Maybe I have not made this clear yet, so I will do it now: The United States of America should stay out of this situation. The U.S. federal government should not provide any troops to Ukraine. They should not provide any funds to Ukraine. The U.S. government should not partake in sabre-rattling with the Russian government over Ukraine. All in all, the United States should have practically nothing to do with what is happening in Ukraine.

There are a number of good philosophical reasons for the United States to not become entangled in the Ukraine-Russia-EU love triangle. It’s not our business, and anyone in the United States who does not want to be involved should not be forced to become involved (which is what happens when politicians give money and military muscle to foreign powers).

John McCain has said that we should give tremendous monetary aid to the Ukrainian; I do not want any of my tax dollars lining the pockets of some corrupt Ukrainian bureaucrat. This is exactly what happened when U.S. NGOs secretly funneled money to opposition parties during Ukraine’s 2004 “Orange Revolution”. The money was frittered away by corrupt Ukrainian officials. Why should we expect any different behavior this time? Even beyond the fact that giving tax money to Ukraine is immoral and wrong, I wouldn’t trust the money to be used wisely anyway.
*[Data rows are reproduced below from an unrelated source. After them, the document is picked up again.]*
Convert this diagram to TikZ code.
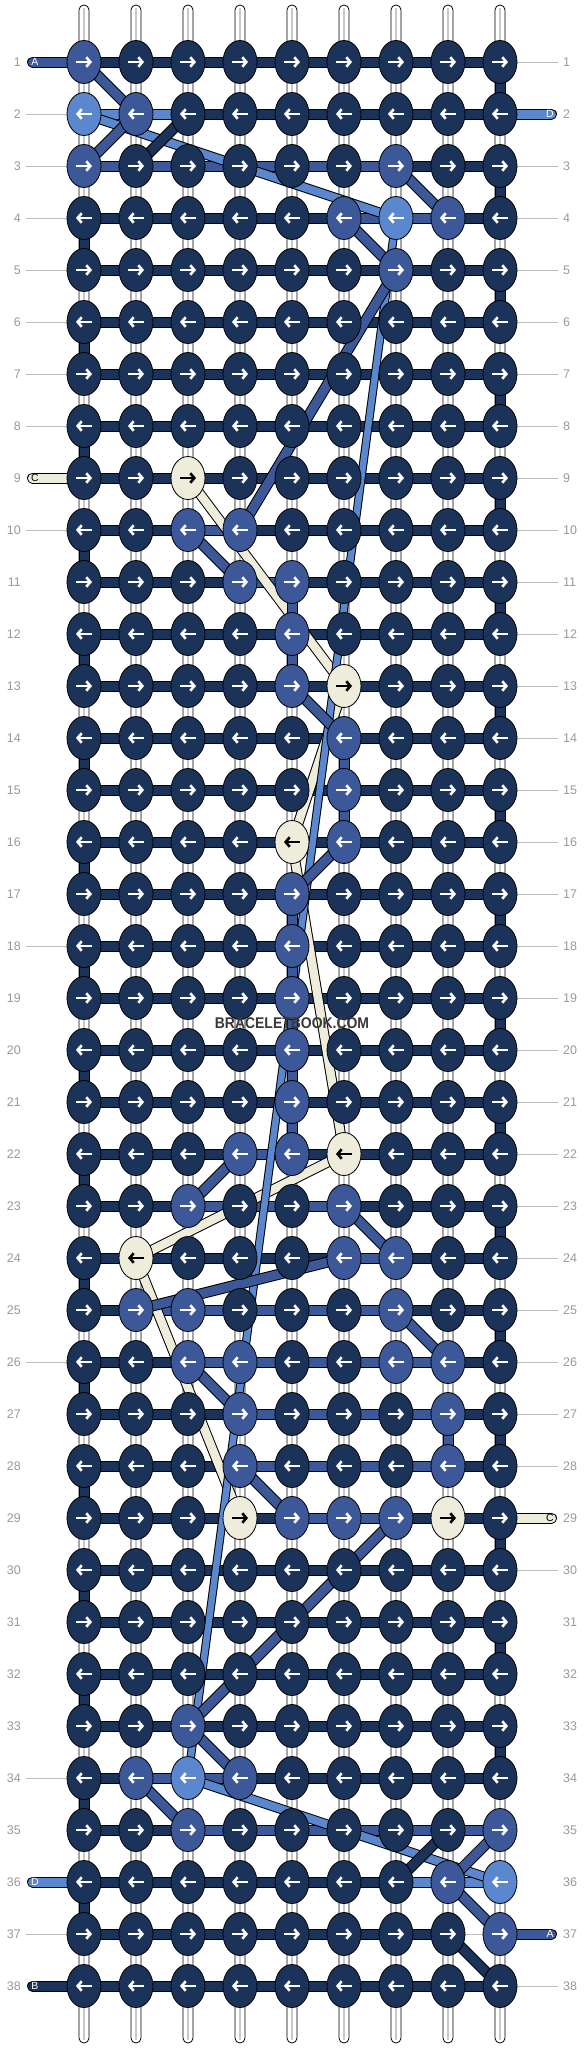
\documentclass[tikz,border=0pt]{standalone}
\usepackage{fontspec}
\setmainfont{Liberation Sans}
\usetikzlibrary{arrows.meta,shapes.geometric,calc}
\definecolor{kN}{HTML}{1B3358}
\definecolor{kM}{HTML}{3C5898}
\definecolor{kL}{HTML}{5A87CE}
\definecolor{kC}{HTML}{EEECDB}
\colorlet{aN}{white}\colorlet{aM}{white}\colorlet{aL}{white}\colorlet{aC}{black}
\definecolor{lbl}{HTML}{9A9A9A}
\definecolor{gln}{HTML}{BDBDBD}
\definecolor{strg}{HTML}{C8C8C8}
\definecolor{wm}{HTML}{383838}
\def\rowdata{%
1/{M,N,N,N,N,N,N,N,N}/{N,N,N,N,N,N,N,N},
2/{L,M,N,N,N,N,N,N,N}/{L,L,N,N,N,N,N,N},
3/{M,N,N,N,N,N,M,N,N}/{M,M,M,M,M,M,N,N},
4/{N,N,N,N,N,M,L,M,N}/{N,N,N,N,N,M,M,N},
5/{N,N,N,N,N,N,M,N,N}/{N,N,N,N,N,N,N,N},
6/{N,N,N,N,N,N,N,N,N}/{N,N,N,N,N,N,N,N},
7/{N,N,N,N,N,N,N,N,N}/{N,N,N,N,N,N,N,N},
8/{N,N,N,N,N,N,N,N,N}/{N,N,N,N,N,N,N,N},
9/{N,N,C,N,N,N,N,N,N}/{N,N,N,N,N,N,N,N},
10/{N,N,M,M,N,N,N,N,N}/{N,N,M,N,N,N,N,N},
11/{N,N,N,M,M,N,N,N,N}/{N,N,N,M,N,N,N,N},
12/{N,N,N,N,M,N,N,N,N}/{N,N,N,N,N,N,N,N},
13/{N,N,N,N,M,C,N,N,N}/{N,N,N,N,N,N,N,N},
14/{N,N,N,N,N,M,N,N,N}/{N,N,N,N,N,N,N,N},
15/{N,N,N,N,N,M,N,N,N}/{N,N,N,N,N,N,N,N},
16/{N,N,N,N,C,M,N,N,N}/{N,N,N,N,N,N,N,N},
17/{N,N,N,N,M,N,N,N,N}/{N,N,N,N,N,N,N,N},
18/{N,N,N,N,M,N,N,N,N}/{N,N,N,N,N,N,N,N},
19/{N,N,N,N,M,N,N,N,N}/{N,N,N,N,N,N,N,N},
20/{N,N,N,N,M,N,N,N,N}/{N,N,N,N,N,N,N,N},
21/{N,N,N,N,M,N,N,N,N}/{N,N,N,N,N,N,N,N},
22/{N,N,N,M,M,C,N,N,N}/{N,N,N,M,N,N,N,N},
23/{N,N,M,N,N,M,N,N,N}/{N,N,M,M,M,N,N,N},
24/{N,C,N,N,N,M,M,N,N}/{N,N,N,N,N,M,N,N},
25/{N,M,M,N,N,N,M,N,N}/{N,M,M,M,M,M,N,N},
26/{N,N,M,M,N,N,M,M,N}/{N,N,M,M,M,M,M,N},
27/{N,N,N,M,N,N,N,M,N}/{N,N,N,M,M,M,M,N},
28/{N,N,N,M,N,N,N,M,N}/{N,N,N,M,M,M,M,N},
29/{N,N,N,C,M,M,M,C,N}/{N,N,N,N,M,M,N,N},
30/{N,N,N,N,N,N,N,N,N}/{N,N,N,N,N,N,N,N},
31/{N,N,N,N,N,N,N,N,N}/{N,N,N,N,N,N,N,N},
32/{N,N,N,N,N,N,N,N,N}/{N,N,N,N,N,N,N,N},
33/{N,N,M,N,N,N,N,N,N}/{N,N,N,N,N,N,N,N},
34/{N,M,L,M,N,N,N,N,N}/{N,M,M,N,N,N,N,N},
35/{N,N,M,N,N,N,N,N,M}/{N,N,M,M,M,M,M,M},
36/{N,N,N,N,N,N,N,M,L}/{N,N,N,N,N,N,L,L},
37/{N,N,N,N,N,N,N,N,M}/{N,N,N,N,N,N,N},
38/{N,N,N,N,N,N,N,N,N}/{N,N,N,N,N,N,N,N}}
\begin{document}
\begin{tikzpicture}[x=1pt,y=-1pt,
  knot/.style={ellipse,draw=black,line width=0.8pt,minimum width=34pt,minimum height=43pt,inner sep=0pt},
  arr/.style={line width=2.6pt,-{Straight Barb[length=4pt,width=9.5pt]}},
  rownum/.style={text=lbl,font=\fontsize{12.5}{12.5}\selectfont,inner sep=0pt},
  taillbl/.style={font=\fontsize{10.5}{10.5}\selectfont,inner sep=0pt},
  gline/.style={draw=gln,line width=0.9pt},
  band/.style n args={3}{draw=#1,line width=#2pt,preaction={draw=black,line width=#3pt}},
  tailband/.style={draw=#1,line width=9pt,line cap=round,preaction={draw=black,line width=11pt,line cap=round}},
]
\useasboundingbox (0,0) rectangle (584,2048);
\fill[white] (0,0) rectangle (584,2048);
% positions
\foreach \r in {1,...,38}{\foreach \c in {1,...,9}{%
  \coordinate (p-\r-\c) at ({84+52*(\c-1)},{62+52*(\r-1)});}}
% base strings
\foreach \c in {1,...,9}{%
  \coordinate (st-\c) at ({84+52*(\c-1)},5);
  \coordinate (sb-\c) at ({84+52*(\c-1)},2043);
  \draw[fill=white,line width=0.8pt,rounded corners=4.9pt] ($(st-\c)+(-5,0)$) rectangle ($(sb-\c)+(5,0)$);
  \draw[draw=strg,line width=2pt] ($(st-\c)+(0,3)$) -- ($(sb-\c)+(0,-3)$);
}
% row numbers and guide lines
\foreach \r in {1,...,38}{%
  \node[rownum,anchor=east] (nl-\r) at (21,{62+52*(\r-1)}) {\r};
  \node[rownum,anchor=west] (nr-\r) at (563,{62+52*(\r-1)}) {\r};
}
\foreach \r in {2,...,8,10,...,35,37}{%
  \coordinate (gl-\r) at (26,{62+52*(\r-1)});
  \draw[gline] (gl-\r) -- (p-\r-1);}
\foreach \r in {1,3,4,...,28,30,...,36,38}{%
  \coordinate (gr-\r) at (558,{62+52*(\r-1)});
  \draw[gline] (p-\r-9) -- (gr-\r);}
\draw[gline] (p-37-8) -- (p-37-9);
% tails
\foreach \r/\tcol/\lab/\lc in {1/kM/A/white,9/kC/C/black,36/kL/D/white,38/kN/B/white}{%
  \coordinate (tl-\r) at (32.5,{62+52*(\r-1)});
  \draw[tailband=\tcol] (tl-\r) -- (p-\r-1);
  \node[taillbl,text=\lc] (tll-\r) at ($(tl-\r)+(2.5,0)$) {\lab};
}
\foreach \r/\tcol/\lab/\lc in {2/kL/D/white,29/kC/C/black,37/kM/A/white}{%
  \coordinate (tr-\r) at (551.5,{62+52*(\r-1)});
  \draw[tailband=\tcol] (p-\r-9) -- (tr-\r);
  \node[taillbl,text=\lc] (trl-\r) at ($(tr-\r)+(-1.5,0)$) {\lab};
}
% horizontal bars
\foreach \r/\kl/\bl in \rowdata {%
  \foreach \b [count=\s] in \bl {%
    \pgfmathtruncatemacro\nx{\s+1}
    \draw[band={k\b}{9}{11}] (p-\r-\s) -- (p-\r-\nx);
  }
}
% edge turns
\foreach \r in {1,3,...,33}{\pgfmathtruncatemacro\nx{\r+1}
  \draw[band={kN}{9}{11}] (p-\r-9) -- (p-\nx-9);}
\foreach \r in {4,6,...,36}{\pgfmathtruncatemacro\nx{\r+1}
  \draw[band={kN}{9}{11}] (p-\r-1) -- (p-\nx-1);}
% thread lines
\foreach \ra/\ca/\rb/\cb/\tcol/\wi/\wo in {%
  9/3/13/6/kC/8.5/10.5, 13/6/16/5/kC/8.5/10.5, 16/5/22/6/kC/8.5/10.5,
  22/6/24/2/kC/8.5/10.5, 24/2/29/4/kC/8.5/10.5,
  2/1/4/7/kL/8/10, 4/7/34/3/kL/6.5/8.5, 34/3/36/9/kL/8/10,
  1/1/2/2/kM/9/11, 2/2/3/1/kM/9/11, 3/7/4/8/kM/9/11, 4/6/5/7/kM/9/11,
  5/7/10/4/kM/9/11, 10/3/11/4/kM/9/11, 13/5/14/6/kM/9/11, 16/6/17/5/kM/9/11,
  22/4/23/3/kM/9/11, 23/6/24/7/kM/9/11, 24/6/25/2/kM/9/11, 25/7/26/8/kM/9/11,
  26/3/27/4/kM/9/11, 28/4/29/5/kM/9/11, 29/7/33/3/kM/9/11, 33/3/34/4/kM/9/11,
  34/2/35/3/kM/9/11, 35/9/36/8/kM/9/11, 36/8/37/9/kM/9/11,
  11/5/12/5/kM/9/11, 12/5/13/5/kM/9/11, 14/6/15/6/kM/9/11, 15/6/16/6/kM/9/11,
  17/5/18/5/kM/9/11, 18/5/19/5/kM/9/11, 19/5/20/5/kM/9/11, 20/5/21/5/kM/9/11,
  21/5/22/5/kM/9/11, 27/8/28/8/kM/9/11,
  2/3/3/2/kN/9/11, 35/8/36/7/kN/9/11, 37/8/38/9/kN/9/11}{%
  \draw[band={\tcol}{\wi}{\wo}] (p-\ra-\ca) -- (p-\rb-\cb);
}
% knots
\foreach \r/\kl/\bl in \rowdata {%
  \pgfmathtruncatemacro\dir{1-2*mod(\r+1,2)}
  \pgfmathsetmacro\ax{-8*\dir}
  \pgfmathsetmacro\bx{8*\dir}
  \foreach \k [count=\c] in \kl {%
    \node[knot,fill=k\k] (k-\r-\c) at (p-\r-\c) {};
    \draw[arr,draw=a\k] ($(k-\r-\c.center)+(\ax,0)$) -- ($(k-\r-\c.center)+(\bx,0)$);
  }
}
\node[font=\bfseries\fontsize{15.5}{15.5}\selectfont,text=wm,inner sep=0pt] (wmk) at (292,1023) {\scalebox{0.9}[1]{BRACELETBOOK.COM}};
\end{tikzpicture}
\end{document}
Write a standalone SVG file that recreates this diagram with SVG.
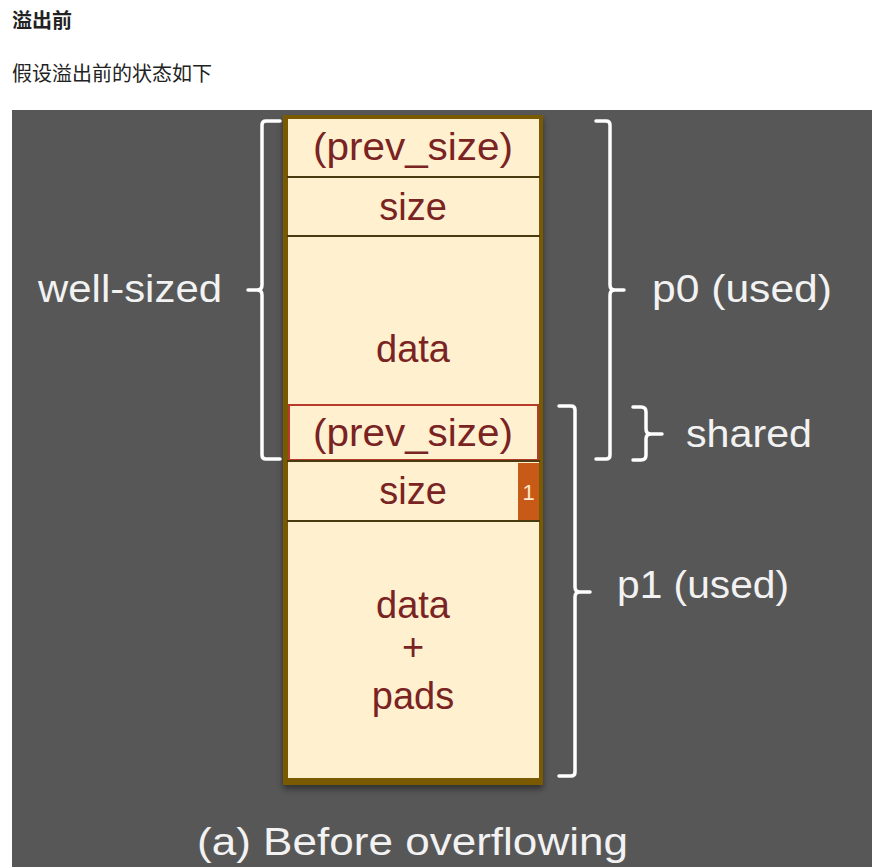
<svg xmlns="http://www.w3.org/2000/svg" width="875" height="867" viewBox="0 0 875 867">
<defs>
<style>
.hd{font-family:"Noto Sans CJK SC","Noto Sans",sans-serif;font-size:20px;fill:#222}
.cell{fill:#fff1d0}
.sep{stroke:#4a3a10;stroke-width:2}
.in{font-family:"Liberation Sans","DejaVu Sans",sans-serif;font-size:38px;fill:#7a2323;text-anchor:middle}
.lbl{font-family:"Liberation Sans","DejaVu Sans",sans-serif;font-size:38px;fill:#f2f2f2}
.br{fill:none;stroke:#ffffff;stroke-width:3.5;stroke-linejoin:round;stroke-linecap:round}
</style>
<filter id="sh" x="-10%" y="-10%" width="130%" height="130%">
<feDropShadow dx="0" dy="4" stdDeviation="3" flood-color="#000" flood-opacity="0.45"/>
</filter>
</defs>
<rect width="875" height="867" fill="#ffffff"/>
<text class="hd" x="12" y="28" font-weight="bold">溢出前</text>
<text class="hd" x="12" y="81">假设溢出前的状态如下</text>
<rect x="12" y="110" width="860" height="757" fill="#575757"/>

<g id="chunk-column">
<rect x="283" y="115" width="260" height="670" fill="#7a5a00" filter="url(#sh)"/>
<rect class="cell" x="288" y="119" width="251" height="659"/>
</g>
<g id="row-prev-size-0">
<line class="sep" x1="287" y1="177" x2="540" y2="177"/>
<text class="in" x="413" y="160" textLength="200" lengthAdjust="spacingAndGlyphs">(prev_size)</text>
</g>
<g id="row-size-0">
<line class="sep" x1="287" y1="236" x2="540" y2="236"/>
<text class="in" x="413" y="220">size</text>
</g>
<g id="row-data-0">
<text class="in" x="413" y="362">data</text>
</g>
<g id="row-prev-size-1">
<rect x="289" y="405" width="249" height="55" fill="none" stroke="#b83a2a" stroke-width="2"/>
<line class="sep" x1="287" y1="461" x2="540" y2="461"/>
<text class="in" x="413" y="446" textLength="200" lengthAdjust="spacingAndGlyphs">(prev_size)</text>
</g>
<g id="row-size-1">
<rect x="518" y="463" width="21" height="57" fill="#c65a16"/>
<text x="528.5" y="500" font-family="Liberation Sans,sans-serif" font-size="22" fill="#ffe8d0" text-anchor="middle">1</text>
<line class="sep" x1="287" y1="521" x2="540" y2="521"/>
<text class="in" x="413" y="504">size</text>
</g>
<g id="row-data-1">
<text class="in" x="413" y="618">data</text>
<text class="in" x="413" y="660">+</text>
<text class="in" x="413" y="709">pads</text>
</g>

<g id="connectors">
<path class="br" d="M280,121 H266 Q262,121 262,125 V285 Q262,290 257,290 H248 M257,290 Q262,290 262,295 V455 Q262,459 266,459 H280"/>
<path class="br" d="M596,121 H606 Q610,121 610,125 V285 Q610,290 615,290 H624 M615,290 Q610,290 610,295 V455 Q610,459 606,459 H596"/>
<path class="br" d="M559,406 H571 Q575,406 575,410 V587 Q575,592 580,592 H590 M580,592 Q575,592 575,597 V772 Q575,776 571,776 H559"/>
<path class="br" d="M633,407 H641 Q646,407 646,412 V429 Q646,434 651,434 H662 M651,434 Q646,434 646,439 V455 Q646,460 641,460 H633"/>
</g>

<g id="labels">
<text class="lbl" x="38" y="302" textLength="184" lengthAdjust="spacingAndGlyphs">well-sized</text>
<text class="lbl" x="652" y="302" textLength="180" lengthAdjust="spacingAndGlyphs">p0 (used)</text>
<text class="lbl" x="686" y="447" textLength="126" lengthAdjust="spacingAndGlyphs">shared</text>
<text class="lbl" x="617" y="598" textLength="172" lengthAdjust="spacingAndGlyphs">p1 (used)</text>
<text class="lbl" x="197" y="855" font-size="40" textLength="431" lengthAdjust="spacingAndGlyphs">(a) Before overflowing</text>
</g>
</svg>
I sympathize with Ukrainians who long for peace, stability, and freedom from corruption and coercive dominance. Any Ukrainians working to attain these things has my sympathy. If they want to flee the conflict, they are welcome to move to the USA. Otherwise, I pray that all parties involved can resolve their issues with as little violence and destruction as possible.

To achieve genuine prosperity, Ukraine needs way more than a turn away from Russia to the EU. The Ukrainian government needs to implement the reforms I have described here. The likelihood of this happening is practically nil, but I can dream, can’t I?